歯科用デンタルエックス線写真は、歯2~3本程度の小さなレントゲン写真です。

細かなところまでよく見えるのが利点ですが、お口全体を見るのにはあまり適していません。

●頭部エックス線規格写真

頭部エックス線規格写真は、矯正治療用に開発されたレントゲン写真です。

セファロともよばれます。

矯正治療以外で用いられることはほとんどありません。

〇医療用のレントゲン撮影と日常の放射線被曝の比較

現在、医療の現場で用いられるレントゲン写真と、日常生活で受ける放射線の被曝量を比べてみましょう。

●歯科でのレントゲン撮影

・歯科用CT:0.1ミリシーベルト

・歯科用パノラマエックス線写真:0.03ミリシーベルト

・歯科用デンタルエックス線写真:0.01ミリシーベルト

●医科でのレントゲン撮影

・肺の単純エックス線写真:0.05ミリシーベルト

・医科用CT:6.9ミリシーベルト

●日常生活

・自然放射線(日本平均):1.5ミリシーベルト

・自然放射線(世界平均):2.4ミリシーベルト

・東京~ニューヨーク間飛行:0.2ミリシーベルト

このように、歯科医療で行われているレントゲン写真撮影での被曝量は、医科用のそれと比較しても少ないですし、日常生活で受ける被曝量とではかなり低いことがわかります。

〇放射線被曝と健康

どれくらい放射線を被曝すると健康リスクが生じるのでしょうか。

100ミリシーベルト以上:がんの過剰発生のリスク

100~1000ミリシーベルト:造血系の機能障害

1000~10000ミリシーベルト:白内障や不妊、一時的脱毛

このように、健康に悪影響を及ぼす放射線被曝量は、100ミリシーベルト以上とされています。

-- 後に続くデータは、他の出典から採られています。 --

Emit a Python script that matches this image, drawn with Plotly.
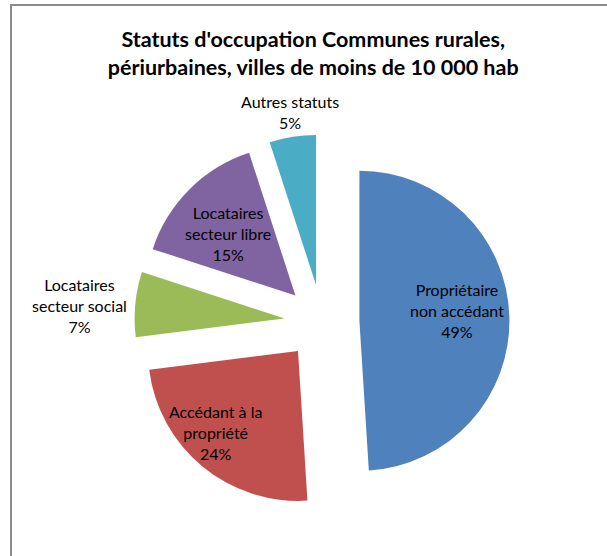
import math
import plotly.graph_objects as go

# Occupancy status shares (rural, peri-urban, towns < 10 000 inhabitants)
labels = [
    "Propriétaire<br>non accédant",
    "Accédant à la<br>propriété",
    "Locataires<br>secteur social",
    "Locataires<br>secteur libre",
    "Autres statuts",
]
values = [49, 24, 7, 15, 5]
colors = ["#4F81BD", "#C0504D", "#9BBB59", "#8064A2", "#4BACC6"]

# Label placement: distance beyond the pulled slice tip (fraction of radius)
# and a small angular nudge (degrees, clockwise) from the slice bisector.
label_radius = [0.653, 0.773, 1.367, 0.609, 1.163]
label_nudge = [-2.9, 4.1, -1.6, -1.9, 0.3]

W, H = 607, 556
PULL = 0.25
DOMAIN_X = [0.2213, 0.8394]
DOMAIN_Y = [0.0836, 0.7581]
FONT = "Lato, sans-serif"

fig = go.Figure(
    go.Pie(
        labels=labels,
        values=values,
        sort=False,
        direction="clockwise",
        rotation=0,
        pull=[PULL] * len(values),
        marker=dict(colors=colors, line=dict(width=0)),
        textinfo="none",
        showlegend=False,
        hoverinfo="label+percent",
        domain=dict(x=DOMAIN_X, y=DOMAIN_Y),
    )
)

# Pie geometry, reproduced from how plotly lays out a pie in its domain box
box_w = W * (DOMAIN_X[1] - DOMAIN_X[0])
box_h = H * (DOMAIN_Y[1] - DOMAIN_Y[0])
radius = min(box_w, box_h) / (2 + 2 * PULL)
cx = W * (DOMAIN_X[0] + DOMAIN_X[1]) / 2
cy = H * (1 - (DOMAIN_Y[0] + DOMAIN_Y[1]) / 2)

total = sum(values)
annotations = []
start = 0.0
for lab, val, k, nudge in zip(labels, values, label_radius, label_nudge):
    frac = val / total
    mid = 2 * math.pi * (start + frac / 2) + math.radians(nudge)
    start += frac
    ux, uy = math.sin(mid), -math.cos(mid)  # clockwise from 12 o'clock
    dist = radius * (PULL + k)
    px, py = cx + dist * ux, cy + dist * uy
    annotations.append(
        dict(
            x=px / W,
            y=1 - py / H,
            xref="paper",
            yref="paper",
            xanchor="center",
            yanchor="middle",
            showarrow=False,
            align="center",
            text=f"{lab}<br>{round(frac * 100):.0f}%",
            font=dict(family=FONT, size=16, color="#000000"),
        )
    )

fig.update_layout(
    width=W,
    height=H,
    margin=dict(l=0, r=0, t=0, b=0, autoexpand=False),
    paper_bgcolor="#FFFFFF",
    plot_bgcolor="#FFFFFF",
    title=dict(
        text="<b>Statuts d'occupation Communes rurales,<br>périurbaines, villes de moins de 10 000 hab</b>",
        x=0.516,
        xanchor="center",
        y=0.916,
        yanchor="middle",
        font=dict(family=FONT, size=21.5, color="#000000"),
    ),
    annotations=annotations,
    shapes=[
        dict(
            type="rect",
            xref="paper",
            yref="paper",
            x0=11 / W,
            x1=1.02,
            y0=-0.02,
            y1=1 - 5 / H,
            line=dict(color="#8C8C8C", width=2),
            fillcolor="rgba(0,0,0,0)",
        )
    ],
)

fig.write_html("out.html")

歯科治療で使うレントゲン写真の放射線量では、問題とはなりません。

〇歯科のレントゲン撮影と健康保険制度の関係

一時期「不必要に何枚もレントゲン撮影をして儲けている」という批判があったことがあります。

今現在では健康保険の制度上撮影を算定できる枚数は細かく規定されており、

それをオーバーして撮影をしても算定できません。

つまり「ただで」撮影をしていることになります。

私たち歯科医師は「きちんとした治療のためには必要」と判断した場合、

お金にならなくとも撮影をすることが良くあります。

それは「正しい診断」をするためであり「きちんとした治療」をするためなのです。

〇まとめ

今回は、歯科治療でレントゲン写真撮影が欠かせない理由についてお話ししました。

歯科治療では、

①硬組織の病気の診断にはレントゲン写真が有用

②治療の進行状況が確認できる

③病気の早期発見ができる

④病気の再発の有無が確認できる

などにより、レントゲン写真撮影が行われています。

歯科で使うレントゲン写真撮影での放射線被曝量は、ごくわずかで、健康被害のリスクはまずありません。

しかも、撮影するのは必要最小限度に限られています。

得られる利益の方が多いので、安心してレントゲン写真撮影を受けていただければと思います。